Feb. 6 (Bloomberg) -- Time Warner Inc., owner of the HBO cable network and the Warner Bros. film studio, rose the most in three months after affiliate fees from cable-TV providers boosted profit and the company announced a new share buyback program.
The shares rose 4.1 percent to $52.01 in New York at the close, the biggest increase since Nov. 7. The stock has climbed 8.7 percent this year.
Chief Executive Officer Jeffrey Bewkes has concentrated the company’s growth strategy on its TV business, which fuels more than 60 percent of Time Warner’s annual sales. He fostered the development of costly shows, such as HBO’s “Game of Thrones,” and signed rights deals for major sports programming, including the NCAA basketball tournament, to command higher fees from pay-TV providers such as Comcast Corp. and DirecTV.
That revenue rose 7 percent in the quarter, a healthy increase according to David Bank, a media analyst with RBC Capital Markets in New York.
“Affiliate performance was great,” he said in an interview. “That’s their big leg up moving forward.”

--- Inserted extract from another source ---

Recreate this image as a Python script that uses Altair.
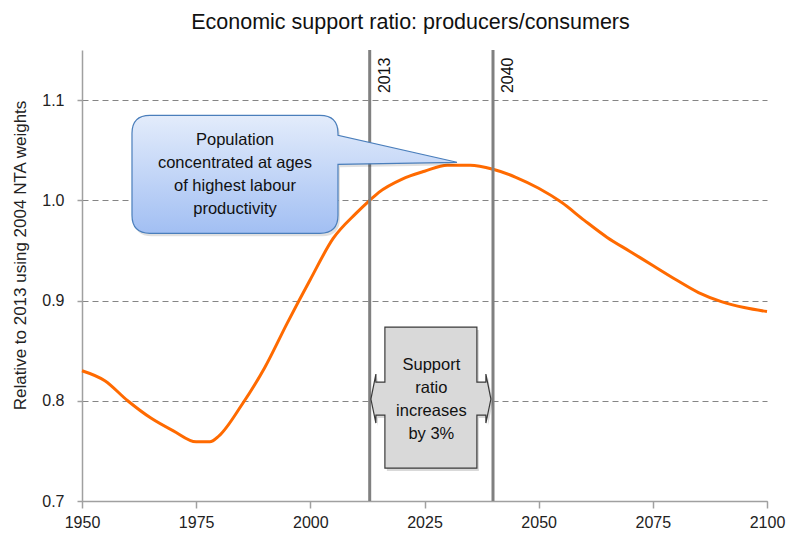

Fourth-quarter net income climbed 51 percent to $1.17 billion, or $1.21 cents a share, from $773 million, or 76 cents, a year earlier, the company said. Leaving out some items, earnings were $1.17 a share, compared with the average analyst estimate of $1.10, according to data compiled by Bloomberg.

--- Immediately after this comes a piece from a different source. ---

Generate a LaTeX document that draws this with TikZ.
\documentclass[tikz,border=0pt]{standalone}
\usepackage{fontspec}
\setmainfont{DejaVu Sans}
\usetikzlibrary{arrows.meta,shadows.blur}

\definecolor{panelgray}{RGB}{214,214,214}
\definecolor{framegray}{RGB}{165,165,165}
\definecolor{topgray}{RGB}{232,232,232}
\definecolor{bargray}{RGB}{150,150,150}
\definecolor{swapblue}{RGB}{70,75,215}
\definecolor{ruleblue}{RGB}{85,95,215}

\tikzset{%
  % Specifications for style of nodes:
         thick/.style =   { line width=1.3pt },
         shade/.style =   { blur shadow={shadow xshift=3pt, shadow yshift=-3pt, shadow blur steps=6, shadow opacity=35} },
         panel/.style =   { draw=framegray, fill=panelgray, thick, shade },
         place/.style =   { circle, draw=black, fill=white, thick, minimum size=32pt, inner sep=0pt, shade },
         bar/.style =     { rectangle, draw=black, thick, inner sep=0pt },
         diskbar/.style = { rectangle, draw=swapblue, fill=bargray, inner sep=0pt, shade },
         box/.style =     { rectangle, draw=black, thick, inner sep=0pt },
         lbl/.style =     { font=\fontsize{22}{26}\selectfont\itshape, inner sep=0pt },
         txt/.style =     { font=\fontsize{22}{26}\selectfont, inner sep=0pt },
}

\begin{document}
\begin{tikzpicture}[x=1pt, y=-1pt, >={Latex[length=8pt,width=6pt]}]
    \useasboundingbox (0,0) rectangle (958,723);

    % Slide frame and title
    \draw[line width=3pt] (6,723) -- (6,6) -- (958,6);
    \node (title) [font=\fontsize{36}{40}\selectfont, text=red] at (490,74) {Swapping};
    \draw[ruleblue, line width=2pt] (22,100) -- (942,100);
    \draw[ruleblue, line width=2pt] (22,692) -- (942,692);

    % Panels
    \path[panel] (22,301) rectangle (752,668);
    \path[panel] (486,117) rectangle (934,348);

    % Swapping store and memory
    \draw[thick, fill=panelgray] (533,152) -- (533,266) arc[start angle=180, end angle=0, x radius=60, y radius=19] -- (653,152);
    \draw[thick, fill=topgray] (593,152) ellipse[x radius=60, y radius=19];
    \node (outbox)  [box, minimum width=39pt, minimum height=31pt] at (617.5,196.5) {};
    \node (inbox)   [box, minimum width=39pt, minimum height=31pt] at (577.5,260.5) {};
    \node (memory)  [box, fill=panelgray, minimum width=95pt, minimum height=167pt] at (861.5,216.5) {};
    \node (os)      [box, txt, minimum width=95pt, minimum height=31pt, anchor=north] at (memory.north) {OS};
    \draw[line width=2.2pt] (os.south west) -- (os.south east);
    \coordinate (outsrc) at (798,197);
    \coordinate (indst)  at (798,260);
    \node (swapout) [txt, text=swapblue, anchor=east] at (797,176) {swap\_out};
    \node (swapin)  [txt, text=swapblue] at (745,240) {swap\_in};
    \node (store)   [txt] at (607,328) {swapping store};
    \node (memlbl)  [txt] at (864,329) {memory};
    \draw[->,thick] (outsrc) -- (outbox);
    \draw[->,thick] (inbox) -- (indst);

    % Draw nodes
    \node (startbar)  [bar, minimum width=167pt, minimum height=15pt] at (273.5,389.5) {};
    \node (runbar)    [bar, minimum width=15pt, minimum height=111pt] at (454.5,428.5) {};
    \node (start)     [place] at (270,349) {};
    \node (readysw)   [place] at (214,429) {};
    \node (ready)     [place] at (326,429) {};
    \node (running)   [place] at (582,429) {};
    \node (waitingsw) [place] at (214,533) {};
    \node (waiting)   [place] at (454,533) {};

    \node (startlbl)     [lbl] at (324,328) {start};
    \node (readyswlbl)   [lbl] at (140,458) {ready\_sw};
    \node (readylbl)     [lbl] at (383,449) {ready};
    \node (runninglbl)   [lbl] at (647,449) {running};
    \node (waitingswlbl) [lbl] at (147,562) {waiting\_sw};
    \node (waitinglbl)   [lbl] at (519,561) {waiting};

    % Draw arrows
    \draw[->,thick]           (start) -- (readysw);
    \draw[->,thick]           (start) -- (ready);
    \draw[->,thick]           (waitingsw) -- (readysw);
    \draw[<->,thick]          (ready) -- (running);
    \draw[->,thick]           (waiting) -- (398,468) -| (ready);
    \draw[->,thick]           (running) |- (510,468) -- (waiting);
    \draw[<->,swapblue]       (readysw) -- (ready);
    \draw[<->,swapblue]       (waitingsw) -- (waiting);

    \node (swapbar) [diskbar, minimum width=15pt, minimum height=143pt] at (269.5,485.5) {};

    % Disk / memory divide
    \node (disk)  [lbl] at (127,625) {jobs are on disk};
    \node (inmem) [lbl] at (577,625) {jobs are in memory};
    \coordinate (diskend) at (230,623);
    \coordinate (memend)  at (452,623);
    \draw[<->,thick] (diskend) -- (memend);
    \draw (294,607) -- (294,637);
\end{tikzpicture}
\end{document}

The New York-based company also boosted its dividend 11 percent to almost 29 cents a share, up from 26 cents. The payout will be made on March 15, to shareholders of record at the close on Feb. 28. The stock buyback program, meanwhile, began in January and will be worth as much as $4 billion, Time Warner said. It repurchased $3.3 billion in stock last year.
The effort is helping keep shareholders happy while they wait for next year, when Time Warner’s licensing agreements with pay-TV operators come up for renegotiation, Bank said.
“The share buybacks are acting as a bridge to 2014 when they can line up bigger affiliate fee increases, at least in the double-digit percentage range,” Bank said.
The company’s TV advertising climbed at a slower pace than the affiliate business last quarter, with sales rising 3 percent. Ratings at the company’s cable networks, which include CNN, TNT and TBS, slid 6 percent in the period, according to Anthony J. DiClemente, an analyst with Barclays Research in New York. He has the equivalent of a neutral rating on the shares.
In addition to licensing fees from pay-TV operators, Time Warner added about $350 million last year from deals with streaming-video providers such as Netflix Inc. and Amazon Inc. The company expects to make additional online-video agreements this year.
For 2013, Time Warner predicts that earnings will grow in the “low double digits” from $3.28 a share in 2012. That includes the effect of a $60 million restructuring at Time Inc., the company’s magazine division.
The 60-year-old Bewkes, who recently renewed his employment agreement through 2017, reshuffled the company’s executive lineup in the past year to shape up underperforming divisions.
He appointed former advertising executive Laura Lang to manage Time Inc., which has been the company’s slowest-growing business. She recently eliminated about 500 jobs, or 6 percent of its workforce, to better manage costs amid declining ad sales. Publishing sales dropped 7 percent to $967 million in the fourth quarter, the company said.
Bewkes also installed former NBC Universal chief Jeff Zucker, 47, to lead the struggling CNN, and last week he resolved a two-year contest among top executives at Warner Bros. by promoting Kevin Tsujihara, 48, to run the unit.
“I chose him because he has the greatest breadth of experience across Warner’s businesses,” Bewkes said on a conference call with analysts.
He played down reports about tension between Warner Pictures and Legendary Entertainment, a film-financing group led by CEO Thomas Tull, who produced the profitable Batman franchise for the studio. Legendary is considering walking away from its Warner Bros. partnership, people with knowledge of the situation said last week.
“We’re very close to Tom, and we have a great relationship with him,” Bewkes said. “There’s no contentiousness -- there’s problem-solving going on.”
In January, Richard Plepler, 54, took over as CEO of HBO for the departing Bill Nelson. The appointments provide Zucker, Tsujihara and Plepler with high-profile posts that puts them in position to compete for Bewkes’s job should he decide to step down at the end of his term.